» **Task requirements**
Extract every line that contains the string "this".

» **Entries with chart source code**
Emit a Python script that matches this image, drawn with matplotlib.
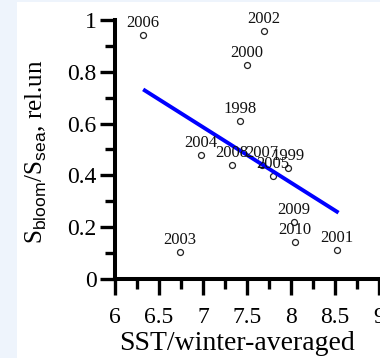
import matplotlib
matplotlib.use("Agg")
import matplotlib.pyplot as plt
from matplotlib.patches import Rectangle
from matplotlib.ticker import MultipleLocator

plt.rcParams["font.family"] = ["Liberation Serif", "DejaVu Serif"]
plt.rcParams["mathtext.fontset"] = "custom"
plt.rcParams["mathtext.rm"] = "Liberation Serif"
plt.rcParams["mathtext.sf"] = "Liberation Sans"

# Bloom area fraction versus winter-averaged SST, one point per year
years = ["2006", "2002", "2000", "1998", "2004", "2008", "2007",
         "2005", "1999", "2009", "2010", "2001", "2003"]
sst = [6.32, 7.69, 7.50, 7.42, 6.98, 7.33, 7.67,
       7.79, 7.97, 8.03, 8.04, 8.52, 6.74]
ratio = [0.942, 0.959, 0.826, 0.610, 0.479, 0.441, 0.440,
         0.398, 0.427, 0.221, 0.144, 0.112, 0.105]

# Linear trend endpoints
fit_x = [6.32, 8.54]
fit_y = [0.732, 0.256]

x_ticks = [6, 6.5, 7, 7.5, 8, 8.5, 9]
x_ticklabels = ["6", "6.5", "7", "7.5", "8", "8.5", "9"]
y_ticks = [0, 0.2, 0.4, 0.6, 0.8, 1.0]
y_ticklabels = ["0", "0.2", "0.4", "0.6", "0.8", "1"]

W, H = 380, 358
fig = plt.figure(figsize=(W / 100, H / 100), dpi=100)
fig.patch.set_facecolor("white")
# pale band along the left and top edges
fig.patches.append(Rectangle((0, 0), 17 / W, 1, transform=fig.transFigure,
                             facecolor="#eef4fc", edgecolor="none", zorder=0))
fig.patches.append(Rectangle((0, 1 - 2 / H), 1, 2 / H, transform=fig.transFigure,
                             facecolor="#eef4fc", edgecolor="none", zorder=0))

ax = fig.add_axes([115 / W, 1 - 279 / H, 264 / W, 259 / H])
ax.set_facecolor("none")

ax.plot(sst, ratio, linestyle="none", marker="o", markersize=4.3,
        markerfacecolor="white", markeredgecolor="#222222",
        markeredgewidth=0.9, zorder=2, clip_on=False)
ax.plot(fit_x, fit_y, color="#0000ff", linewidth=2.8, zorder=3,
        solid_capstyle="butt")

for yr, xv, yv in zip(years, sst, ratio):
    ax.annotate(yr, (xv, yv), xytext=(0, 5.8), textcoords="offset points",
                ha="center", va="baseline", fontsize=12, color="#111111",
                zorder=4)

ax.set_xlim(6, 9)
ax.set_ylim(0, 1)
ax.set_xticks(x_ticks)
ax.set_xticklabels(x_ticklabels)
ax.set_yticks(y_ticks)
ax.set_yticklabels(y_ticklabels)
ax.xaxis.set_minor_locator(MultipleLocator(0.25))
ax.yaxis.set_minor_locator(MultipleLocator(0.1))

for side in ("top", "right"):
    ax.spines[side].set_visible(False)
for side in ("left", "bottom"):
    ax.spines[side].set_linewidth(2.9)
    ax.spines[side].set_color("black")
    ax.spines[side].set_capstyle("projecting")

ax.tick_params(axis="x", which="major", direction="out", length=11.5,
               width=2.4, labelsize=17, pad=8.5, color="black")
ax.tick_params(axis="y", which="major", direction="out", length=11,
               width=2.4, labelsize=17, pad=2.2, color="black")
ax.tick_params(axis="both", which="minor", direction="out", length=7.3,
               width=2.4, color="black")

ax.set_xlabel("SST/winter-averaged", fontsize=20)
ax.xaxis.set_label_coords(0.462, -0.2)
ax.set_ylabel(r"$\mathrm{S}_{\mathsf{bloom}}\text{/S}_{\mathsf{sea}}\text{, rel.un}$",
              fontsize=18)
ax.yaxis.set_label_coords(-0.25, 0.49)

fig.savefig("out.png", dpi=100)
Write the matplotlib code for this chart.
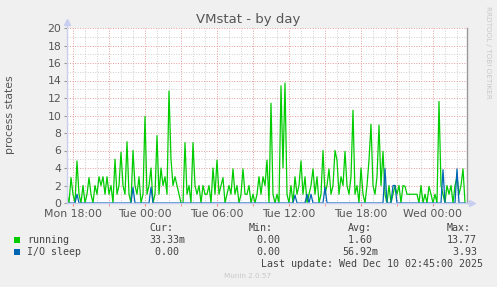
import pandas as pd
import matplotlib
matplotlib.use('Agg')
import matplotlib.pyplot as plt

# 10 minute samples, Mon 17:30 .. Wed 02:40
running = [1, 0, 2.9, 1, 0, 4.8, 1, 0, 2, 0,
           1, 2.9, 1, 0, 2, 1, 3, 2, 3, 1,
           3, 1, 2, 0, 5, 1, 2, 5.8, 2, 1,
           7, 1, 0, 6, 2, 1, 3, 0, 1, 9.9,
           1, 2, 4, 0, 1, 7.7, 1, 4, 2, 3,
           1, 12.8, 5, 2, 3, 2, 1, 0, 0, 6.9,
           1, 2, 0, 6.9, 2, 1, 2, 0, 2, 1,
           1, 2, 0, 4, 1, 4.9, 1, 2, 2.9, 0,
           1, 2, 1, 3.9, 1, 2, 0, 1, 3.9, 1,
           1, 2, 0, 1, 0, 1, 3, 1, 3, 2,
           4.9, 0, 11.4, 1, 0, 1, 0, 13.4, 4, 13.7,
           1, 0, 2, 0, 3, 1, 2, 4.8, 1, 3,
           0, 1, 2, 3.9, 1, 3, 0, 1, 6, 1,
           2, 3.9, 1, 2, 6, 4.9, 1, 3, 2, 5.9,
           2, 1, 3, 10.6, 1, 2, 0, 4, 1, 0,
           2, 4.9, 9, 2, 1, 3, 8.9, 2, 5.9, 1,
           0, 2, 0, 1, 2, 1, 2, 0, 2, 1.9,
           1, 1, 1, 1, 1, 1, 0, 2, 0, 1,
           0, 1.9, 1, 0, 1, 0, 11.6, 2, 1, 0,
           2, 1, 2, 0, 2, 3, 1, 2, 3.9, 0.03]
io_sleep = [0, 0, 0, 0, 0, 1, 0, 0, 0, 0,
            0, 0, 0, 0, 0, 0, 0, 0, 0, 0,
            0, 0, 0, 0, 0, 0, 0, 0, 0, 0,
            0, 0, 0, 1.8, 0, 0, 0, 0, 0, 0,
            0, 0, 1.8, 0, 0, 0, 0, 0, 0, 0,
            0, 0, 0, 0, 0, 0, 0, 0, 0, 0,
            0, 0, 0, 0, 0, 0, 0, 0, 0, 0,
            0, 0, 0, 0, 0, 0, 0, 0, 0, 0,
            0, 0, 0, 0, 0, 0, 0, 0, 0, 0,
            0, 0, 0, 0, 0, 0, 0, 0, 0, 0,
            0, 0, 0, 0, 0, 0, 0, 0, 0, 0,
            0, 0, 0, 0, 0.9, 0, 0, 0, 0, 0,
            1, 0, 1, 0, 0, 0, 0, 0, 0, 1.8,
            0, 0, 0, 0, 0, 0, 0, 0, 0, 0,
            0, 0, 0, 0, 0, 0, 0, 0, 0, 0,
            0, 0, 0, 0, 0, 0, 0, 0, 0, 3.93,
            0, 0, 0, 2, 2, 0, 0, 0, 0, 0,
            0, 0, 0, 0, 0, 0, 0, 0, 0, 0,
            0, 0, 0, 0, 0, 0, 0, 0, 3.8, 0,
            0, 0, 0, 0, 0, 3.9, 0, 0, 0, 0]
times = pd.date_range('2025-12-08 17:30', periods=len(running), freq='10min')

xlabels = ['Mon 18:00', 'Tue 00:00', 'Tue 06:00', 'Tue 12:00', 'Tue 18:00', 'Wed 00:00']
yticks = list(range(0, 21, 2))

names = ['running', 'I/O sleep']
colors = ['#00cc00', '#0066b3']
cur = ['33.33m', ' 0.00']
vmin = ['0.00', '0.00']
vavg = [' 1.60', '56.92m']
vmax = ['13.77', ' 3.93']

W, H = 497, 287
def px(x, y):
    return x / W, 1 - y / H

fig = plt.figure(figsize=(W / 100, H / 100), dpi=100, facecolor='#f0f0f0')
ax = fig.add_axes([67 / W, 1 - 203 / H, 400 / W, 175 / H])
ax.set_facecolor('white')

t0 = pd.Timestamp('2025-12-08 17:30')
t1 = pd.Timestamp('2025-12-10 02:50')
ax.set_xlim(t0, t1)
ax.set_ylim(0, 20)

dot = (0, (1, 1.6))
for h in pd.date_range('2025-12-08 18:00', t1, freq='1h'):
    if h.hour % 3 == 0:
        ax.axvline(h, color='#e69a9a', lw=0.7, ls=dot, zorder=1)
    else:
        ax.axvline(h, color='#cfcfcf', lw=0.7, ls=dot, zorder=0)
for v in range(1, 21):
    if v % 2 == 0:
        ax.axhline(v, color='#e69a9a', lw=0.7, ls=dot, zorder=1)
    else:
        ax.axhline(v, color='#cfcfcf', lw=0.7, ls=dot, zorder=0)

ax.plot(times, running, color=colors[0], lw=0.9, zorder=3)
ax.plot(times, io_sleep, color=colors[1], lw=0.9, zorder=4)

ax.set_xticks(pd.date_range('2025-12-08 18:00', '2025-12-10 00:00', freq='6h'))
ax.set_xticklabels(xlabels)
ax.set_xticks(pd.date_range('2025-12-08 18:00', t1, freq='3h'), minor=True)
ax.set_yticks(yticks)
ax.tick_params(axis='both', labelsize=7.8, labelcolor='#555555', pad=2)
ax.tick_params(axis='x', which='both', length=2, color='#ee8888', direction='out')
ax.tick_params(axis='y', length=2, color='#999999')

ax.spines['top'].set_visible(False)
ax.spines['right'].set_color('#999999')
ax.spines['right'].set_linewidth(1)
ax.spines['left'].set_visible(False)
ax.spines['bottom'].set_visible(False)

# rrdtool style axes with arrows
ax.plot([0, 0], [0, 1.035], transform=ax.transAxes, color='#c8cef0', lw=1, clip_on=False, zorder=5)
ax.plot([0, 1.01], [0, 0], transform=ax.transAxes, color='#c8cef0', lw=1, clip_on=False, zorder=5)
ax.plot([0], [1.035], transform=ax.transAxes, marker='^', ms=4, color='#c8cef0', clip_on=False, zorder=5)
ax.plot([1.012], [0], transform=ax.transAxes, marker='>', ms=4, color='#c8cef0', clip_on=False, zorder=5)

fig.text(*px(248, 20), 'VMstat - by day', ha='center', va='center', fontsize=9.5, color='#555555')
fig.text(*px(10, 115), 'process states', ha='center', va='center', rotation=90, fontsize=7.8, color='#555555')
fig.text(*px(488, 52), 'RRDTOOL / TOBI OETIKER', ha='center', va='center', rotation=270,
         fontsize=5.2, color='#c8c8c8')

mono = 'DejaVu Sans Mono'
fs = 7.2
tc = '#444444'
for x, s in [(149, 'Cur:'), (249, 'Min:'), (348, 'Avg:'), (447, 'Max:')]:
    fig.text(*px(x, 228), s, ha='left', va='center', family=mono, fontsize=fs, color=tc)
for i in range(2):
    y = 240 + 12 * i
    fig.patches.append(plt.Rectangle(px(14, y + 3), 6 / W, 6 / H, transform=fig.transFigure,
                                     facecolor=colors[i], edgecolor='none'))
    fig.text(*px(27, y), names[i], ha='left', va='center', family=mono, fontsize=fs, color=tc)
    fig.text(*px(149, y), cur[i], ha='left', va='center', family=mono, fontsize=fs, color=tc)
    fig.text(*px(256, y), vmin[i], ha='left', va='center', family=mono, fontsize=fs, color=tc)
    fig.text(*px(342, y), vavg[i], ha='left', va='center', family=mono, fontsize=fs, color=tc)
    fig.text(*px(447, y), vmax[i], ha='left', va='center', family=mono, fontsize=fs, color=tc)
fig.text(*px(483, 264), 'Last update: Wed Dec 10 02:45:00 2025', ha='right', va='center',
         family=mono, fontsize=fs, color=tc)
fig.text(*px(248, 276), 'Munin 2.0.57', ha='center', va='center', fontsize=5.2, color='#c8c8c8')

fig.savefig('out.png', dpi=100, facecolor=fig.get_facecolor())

» **Full solution**
Emit a Python script that matches this image, drawn with matplotlib.
Write the matplotlib code for this chart.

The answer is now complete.